— Start —

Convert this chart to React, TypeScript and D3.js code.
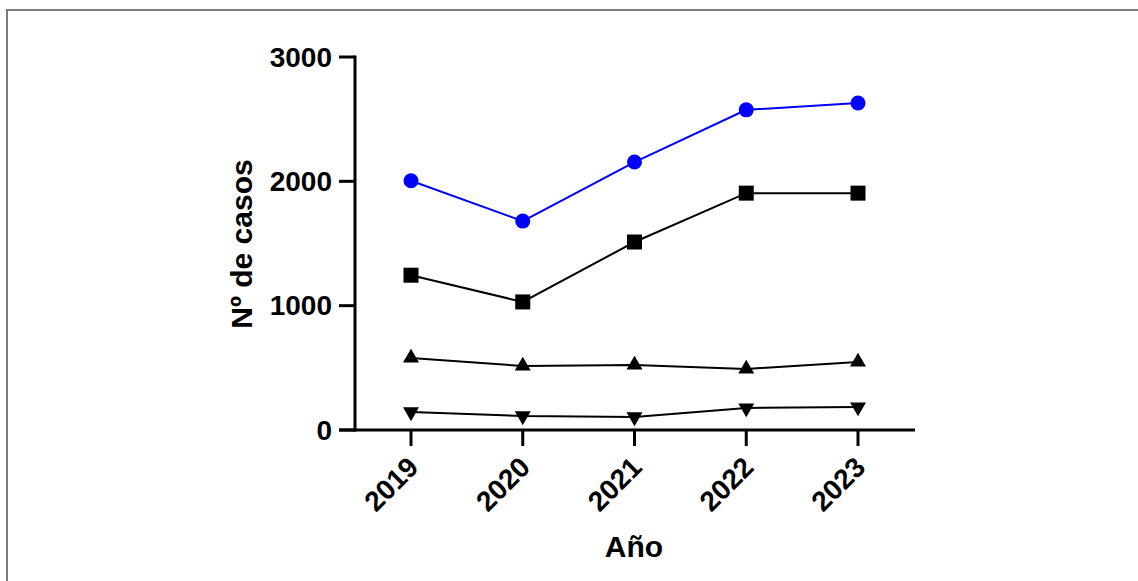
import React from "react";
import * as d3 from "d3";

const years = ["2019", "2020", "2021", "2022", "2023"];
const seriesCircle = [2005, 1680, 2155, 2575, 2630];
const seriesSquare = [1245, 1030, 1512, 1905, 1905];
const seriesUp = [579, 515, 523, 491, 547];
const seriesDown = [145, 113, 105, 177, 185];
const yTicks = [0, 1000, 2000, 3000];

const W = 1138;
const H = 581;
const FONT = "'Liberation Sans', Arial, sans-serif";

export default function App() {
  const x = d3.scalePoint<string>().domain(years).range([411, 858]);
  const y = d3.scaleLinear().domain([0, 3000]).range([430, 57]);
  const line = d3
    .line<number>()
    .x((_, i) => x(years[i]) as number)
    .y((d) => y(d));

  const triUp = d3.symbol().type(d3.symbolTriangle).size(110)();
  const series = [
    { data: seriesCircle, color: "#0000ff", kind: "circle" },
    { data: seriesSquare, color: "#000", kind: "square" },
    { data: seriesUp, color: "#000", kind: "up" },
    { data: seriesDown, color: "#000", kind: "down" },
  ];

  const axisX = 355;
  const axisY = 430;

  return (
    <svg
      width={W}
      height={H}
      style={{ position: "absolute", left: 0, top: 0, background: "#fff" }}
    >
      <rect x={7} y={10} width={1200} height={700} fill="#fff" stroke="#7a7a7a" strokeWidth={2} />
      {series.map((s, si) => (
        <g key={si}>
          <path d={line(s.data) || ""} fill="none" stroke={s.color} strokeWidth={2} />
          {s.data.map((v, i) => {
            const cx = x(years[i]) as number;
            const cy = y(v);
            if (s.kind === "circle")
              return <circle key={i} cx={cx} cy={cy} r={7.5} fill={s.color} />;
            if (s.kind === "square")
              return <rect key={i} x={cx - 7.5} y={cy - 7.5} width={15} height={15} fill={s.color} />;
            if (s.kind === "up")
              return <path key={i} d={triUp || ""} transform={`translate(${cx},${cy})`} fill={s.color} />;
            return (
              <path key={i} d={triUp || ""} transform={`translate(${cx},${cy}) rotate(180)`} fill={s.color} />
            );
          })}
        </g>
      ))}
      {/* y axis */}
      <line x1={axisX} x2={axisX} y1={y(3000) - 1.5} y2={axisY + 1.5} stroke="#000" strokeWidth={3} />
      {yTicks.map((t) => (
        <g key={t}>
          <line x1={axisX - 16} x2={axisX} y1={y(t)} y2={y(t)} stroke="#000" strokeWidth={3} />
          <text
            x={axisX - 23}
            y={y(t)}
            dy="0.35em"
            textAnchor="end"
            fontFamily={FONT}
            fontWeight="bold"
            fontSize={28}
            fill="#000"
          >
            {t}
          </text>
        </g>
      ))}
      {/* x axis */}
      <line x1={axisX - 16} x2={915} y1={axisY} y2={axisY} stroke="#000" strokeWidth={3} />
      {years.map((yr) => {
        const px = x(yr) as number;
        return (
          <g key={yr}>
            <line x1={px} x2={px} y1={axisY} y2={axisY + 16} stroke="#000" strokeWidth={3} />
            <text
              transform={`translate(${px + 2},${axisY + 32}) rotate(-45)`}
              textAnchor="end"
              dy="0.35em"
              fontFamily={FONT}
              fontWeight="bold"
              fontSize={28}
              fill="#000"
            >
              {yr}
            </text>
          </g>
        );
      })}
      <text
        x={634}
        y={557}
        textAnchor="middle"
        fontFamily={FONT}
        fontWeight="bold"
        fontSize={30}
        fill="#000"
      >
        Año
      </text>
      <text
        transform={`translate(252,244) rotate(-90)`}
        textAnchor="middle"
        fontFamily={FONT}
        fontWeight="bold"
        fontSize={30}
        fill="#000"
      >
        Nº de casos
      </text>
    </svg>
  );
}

— End —

## To do
Exclude every picture and copy the remaining data exactly.

## Exercise solution
Convert this chart to React, TypeScript and D3.js code.
import React from "react";
import * as d3 from "d3";

const years = ["2019", "2020", "2021", "2022", "2023"];
const seriesCircle = [2005, 1680, 2155, 2575, 2630];
const seriesSquare = [1245, 1030, 1512, 1905, 1905];
const seriesUp = [579, 515, 523, 491, 547];
const seriesDown = [145, 113, 105, 177, 185];
const yTicks = [0, 1000, 2000, 3000];

const W = 1138;
const H = 581;
const FONT = "'Liberation Sans', Arial, sans-serif";

export default function App() {
  const x = d3.scalePoint<string>().domain(years).range([411, 858]);
  const y = d3.scaleLinear().domain([0, 3000]).range([430, 57]);
  const line = d3
    .line<number>()
    .x((_, i) => x(years[i]) as number)
    .y((d) => y(d));

  const triUp = d3.symbol().type(d3.symbolTriangle).size(110)();
  const series = [
    { data: seriesCircle, color: "#0000ff", kind: "circle" },
    { data: seriesSquare, color: "#000", kind: "square" },
    { data: seriesUp, color: "#000", kind: "up" },
    { data: seriesDown, color: "#000", kind: "down" },
  ];

  const axisX = 355;
  const axisY = 430;

  return (
    <svg
      width={W}
      height={H}
      style={{ position: "absolute", left: 0, top: 0, background: "#fff" }}
    >
      <rect x={7} y={10} width={1200} height={700} fill="#fff" stroke="#7a7a7a" strokeWidth={2} />
      {series.map((s, si) => (
        <g key={si}>
          <path d={line(s.data) || ""} fill="none" stroke={s.color} strokeWidth={2} />
          {s.data.map((v, i) => {
            const cx = x(years[i]) as number;
            const cy = y(v);
            if (s.kind === "circle")
              return <circle key={i} cx={cx} cy={cy} r={7.5} fill={s.color} />;
            if (s.kind === "square")
              return <rect key={i} x={cx - 7.5} y={cy - 7.5} width={15} height={15} fill={s.color} />;
            if (s.kind === "up")
              return <path key={i} d={triUp || ""} transform={`translate(${cx},${cy})`} fill={s.color} />;
            return (
              <path key={i} d={triUp || ""} transform={`translate(${cx},${cy}) rotate(180)`} fill={s.color} />
            );
          })}
        </g>
      ))}
      {/* y axis */}
      <line x1={axisX} x2={axisX} y1={y(3000) - 1.5} y2={axisY + 1.5} stroke="#000" strokeWidth={3} />
      {yTicks.map((t) => (
        <g key={t}>
          <line x1={axisX - 16} x2={axisX} y1={y(t)} y2={y(t)} stroke="#000" strokeWidth={3} />
          <text
            x={axisX - 23}
            y={y(t)}
            dy="0.35em"
            textAnchor="end"
            fontFamily={FONT}
            fontWeight="bold"
            fontSize={28}
            fill="#000"
          >
            {t}
          </text>
        </g>
      ))}
      {/* x axis */}
      <line x1={axisX - 16} x2={915} y1={axisY} y2={axisY} stroke="#000" strokeWidth={3} />
      {years.map((yr) => {
        const px = x(yr) as number;
        return (
          <g key={yr}>
            <line x1={px} x2={px} y1={axisY} y2={axisY + 16} stroke="#000" strokeWidth={3} />
            <text
              transform={`translate(${px + 2},${axisY + 32}) rotate(-45)`}
              textAnchor="end"
              dy="0.35em"
              fontFamily={FONT}
              fontWeight="bold"
              fontSize={28}
              fill="#000"
            >
              {yr}
            </text>
          </g>
        );
      })}
      <text
        x={634}
        y={557}
        textAnchor="middle"
        fontFamily={FONT}
        fontWeight="bold"
        fontSize={30}
        fill="#000"
      >
        Año
      </text>
      <text
        transform={`translate(252,244) rotate(-90)`}
        textAnchor="middle"
        fontFamily={FONT}
        fontWeight="bold"
        fontSize={30}
        fill="#000"
      >
        Nº de casos
      </text>
    </svg>
  );
}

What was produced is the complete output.